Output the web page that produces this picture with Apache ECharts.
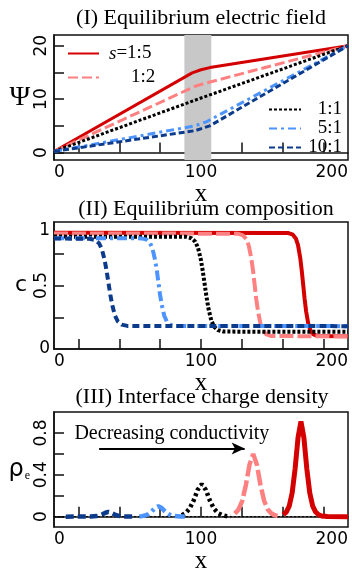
-----
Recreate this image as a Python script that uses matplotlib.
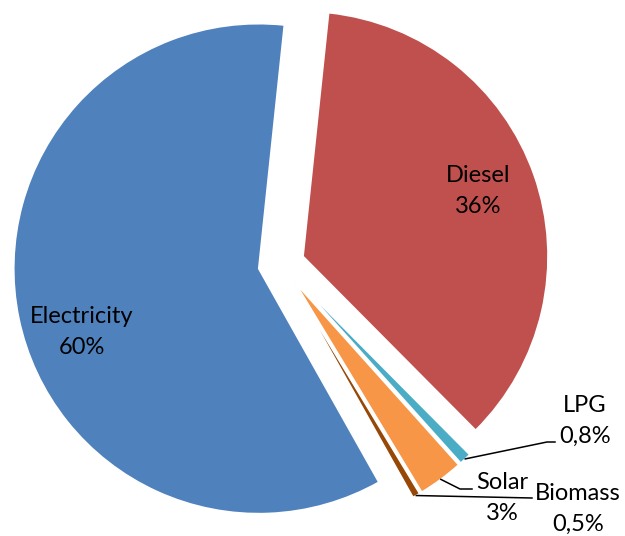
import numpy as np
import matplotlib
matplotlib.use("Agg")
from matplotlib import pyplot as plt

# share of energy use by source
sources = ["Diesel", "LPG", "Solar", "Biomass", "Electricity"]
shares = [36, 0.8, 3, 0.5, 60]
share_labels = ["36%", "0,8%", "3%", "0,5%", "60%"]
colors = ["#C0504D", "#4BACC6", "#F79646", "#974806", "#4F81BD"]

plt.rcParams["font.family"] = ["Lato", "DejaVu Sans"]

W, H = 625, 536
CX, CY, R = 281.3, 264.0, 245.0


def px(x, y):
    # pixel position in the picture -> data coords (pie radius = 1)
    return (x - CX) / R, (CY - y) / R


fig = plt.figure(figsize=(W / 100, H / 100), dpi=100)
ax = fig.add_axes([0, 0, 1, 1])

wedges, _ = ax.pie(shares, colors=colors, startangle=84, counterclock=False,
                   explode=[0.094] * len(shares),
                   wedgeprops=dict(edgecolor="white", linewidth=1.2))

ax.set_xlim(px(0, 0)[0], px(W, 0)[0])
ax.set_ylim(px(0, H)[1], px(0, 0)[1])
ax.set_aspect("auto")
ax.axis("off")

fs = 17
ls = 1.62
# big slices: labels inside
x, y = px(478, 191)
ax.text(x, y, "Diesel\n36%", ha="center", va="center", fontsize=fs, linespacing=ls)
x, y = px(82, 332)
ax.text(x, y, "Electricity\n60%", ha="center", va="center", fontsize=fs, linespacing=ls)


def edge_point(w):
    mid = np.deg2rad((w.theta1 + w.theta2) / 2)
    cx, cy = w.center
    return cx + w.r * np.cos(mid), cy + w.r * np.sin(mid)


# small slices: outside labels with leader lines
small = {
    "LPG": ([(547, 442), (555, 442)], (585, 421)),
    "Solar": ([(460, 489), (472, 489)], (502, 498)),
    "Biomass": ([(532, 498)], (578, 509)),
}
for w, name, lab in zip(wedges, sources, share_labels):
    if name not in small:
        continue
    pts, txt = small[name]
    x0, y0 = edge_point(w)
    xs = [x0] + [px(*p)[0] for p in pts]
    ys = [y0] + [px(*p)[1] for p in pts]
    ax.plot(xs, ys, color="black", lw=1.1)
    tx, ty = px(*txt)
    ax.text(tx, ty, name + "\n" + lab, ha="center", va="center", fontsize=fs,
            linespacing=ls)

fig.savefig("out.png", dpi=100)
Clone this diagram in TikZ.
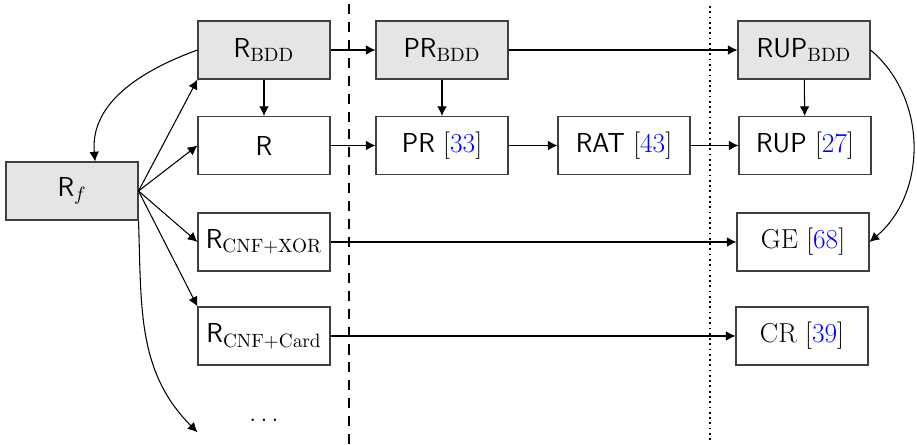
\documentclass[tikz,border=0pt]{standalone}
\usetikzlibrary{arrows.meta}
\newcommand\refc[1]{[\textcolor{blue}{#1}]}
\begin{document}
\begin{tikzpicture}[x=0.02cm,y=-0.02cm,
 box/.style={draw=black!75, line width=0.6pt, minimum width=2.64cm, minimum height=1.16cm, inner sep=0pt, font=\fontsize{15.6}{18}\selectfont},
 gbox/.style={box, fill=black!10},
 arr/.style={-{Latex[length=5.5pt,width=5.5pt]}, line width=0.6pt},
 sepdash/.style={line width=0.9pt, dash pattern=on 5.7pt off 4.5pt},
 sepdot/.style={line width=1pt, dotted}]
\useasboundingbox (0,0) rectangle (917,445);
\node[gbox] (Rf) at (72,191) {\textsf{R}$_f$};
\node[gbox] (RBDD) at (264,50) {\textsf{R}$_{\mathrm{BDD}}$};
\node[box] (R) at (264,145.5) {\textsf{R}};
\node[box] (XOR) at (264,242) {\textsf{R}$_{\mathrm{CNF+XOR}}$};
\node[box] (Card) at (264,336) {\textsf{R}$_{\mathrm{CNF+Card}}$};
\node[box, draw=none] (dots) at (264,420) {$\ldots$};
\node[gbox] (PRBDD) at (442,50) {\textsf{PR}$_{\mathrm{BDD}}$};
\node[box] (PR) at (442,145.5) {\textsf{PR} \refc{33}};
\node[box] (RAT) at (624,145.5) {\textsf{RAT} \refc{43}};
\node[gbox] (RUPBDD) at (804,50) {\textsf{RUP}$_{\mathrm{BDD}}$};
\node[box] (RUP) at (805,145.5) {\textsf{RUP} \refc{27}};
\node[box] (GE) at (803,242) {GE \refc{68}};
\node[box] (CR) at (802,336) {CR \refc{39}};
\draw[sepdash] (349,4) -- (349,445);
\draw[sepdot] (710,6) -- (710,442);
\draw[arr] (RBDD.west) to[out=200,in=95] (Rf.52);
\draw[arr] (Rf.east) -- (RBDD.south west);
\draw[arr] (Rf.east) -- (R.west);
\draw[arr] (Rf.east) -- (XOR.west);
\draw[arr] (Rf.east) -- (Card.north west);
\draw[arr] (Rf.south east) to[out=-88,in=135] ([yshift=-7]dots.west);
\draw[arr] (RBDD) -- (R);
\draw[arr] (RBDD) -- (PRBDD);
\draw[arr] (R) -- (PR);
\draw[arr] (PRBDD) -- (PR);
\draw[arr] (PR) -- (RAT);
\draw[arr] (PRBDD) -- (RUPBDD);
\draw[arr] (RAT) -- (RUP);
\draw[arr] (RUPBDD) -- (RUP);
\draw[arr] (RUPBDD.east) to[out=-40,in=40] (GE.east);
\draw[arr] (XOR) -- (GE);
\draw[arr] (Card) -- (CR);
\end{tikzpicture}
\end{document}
-----
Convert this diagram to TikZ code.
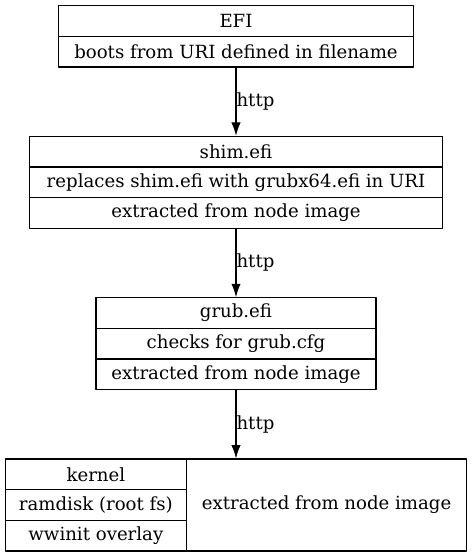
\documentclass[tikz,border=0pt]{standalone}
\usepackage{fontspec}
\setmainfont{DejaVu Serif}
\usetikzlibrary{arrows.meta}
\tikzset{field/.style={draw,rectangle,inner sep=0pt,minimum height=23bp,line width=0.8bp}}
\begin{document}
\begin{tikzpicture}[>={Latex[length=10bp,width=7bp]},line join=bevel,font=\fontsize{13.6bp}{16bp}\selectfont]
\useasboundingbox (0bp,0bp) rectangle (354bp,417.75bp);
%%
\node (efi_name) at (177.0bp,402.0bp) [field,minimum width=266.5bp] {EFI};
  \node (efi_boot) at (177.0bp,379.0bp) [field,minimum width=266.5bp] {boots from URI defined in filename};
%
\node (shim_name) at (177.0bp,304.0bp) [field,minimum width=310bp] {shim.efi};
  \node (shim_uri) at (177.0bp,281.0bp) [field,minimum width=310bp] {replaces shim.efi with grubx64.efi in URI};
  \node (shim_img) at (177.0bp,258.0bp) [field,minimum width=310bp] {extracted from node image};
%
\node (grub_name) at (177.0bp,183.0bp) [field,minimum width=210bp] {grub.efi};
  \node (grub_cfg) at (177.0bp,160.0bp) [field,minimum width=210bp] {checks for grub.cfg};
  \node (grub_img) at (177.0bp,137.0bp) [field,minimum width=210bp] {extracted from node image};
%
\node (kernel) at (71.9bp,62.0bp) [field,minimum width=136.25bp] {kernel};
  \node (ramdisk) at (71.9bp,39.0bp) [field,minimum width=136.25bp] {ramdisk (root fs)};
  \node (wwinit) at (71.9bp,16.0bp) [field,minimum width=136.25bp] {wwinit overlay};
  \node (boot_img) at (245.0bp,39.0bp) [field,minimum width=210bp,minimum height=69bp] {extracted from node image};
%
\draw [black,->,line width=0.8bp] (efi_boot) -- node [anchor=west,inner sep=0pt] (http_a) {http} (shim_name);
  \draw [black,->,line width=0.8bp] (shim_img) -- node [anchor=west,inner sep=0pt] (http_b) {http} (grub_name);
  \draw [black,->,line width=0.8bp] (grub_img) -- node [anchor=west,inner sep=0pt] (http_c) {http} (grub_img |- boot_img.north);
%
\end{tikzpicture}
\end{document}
-----
Up in the listing, locate the line with "Recreate this image"; print it and every line after it down to the line with "from matplotlib import pyplot as plt", which is included too. Skip the pictures.

Recreate this image as a Python script that uses matplotlib.
import numpy as np
import matplotlib
matplotlib.use("Agg")
from matplotlib import pyplot as plt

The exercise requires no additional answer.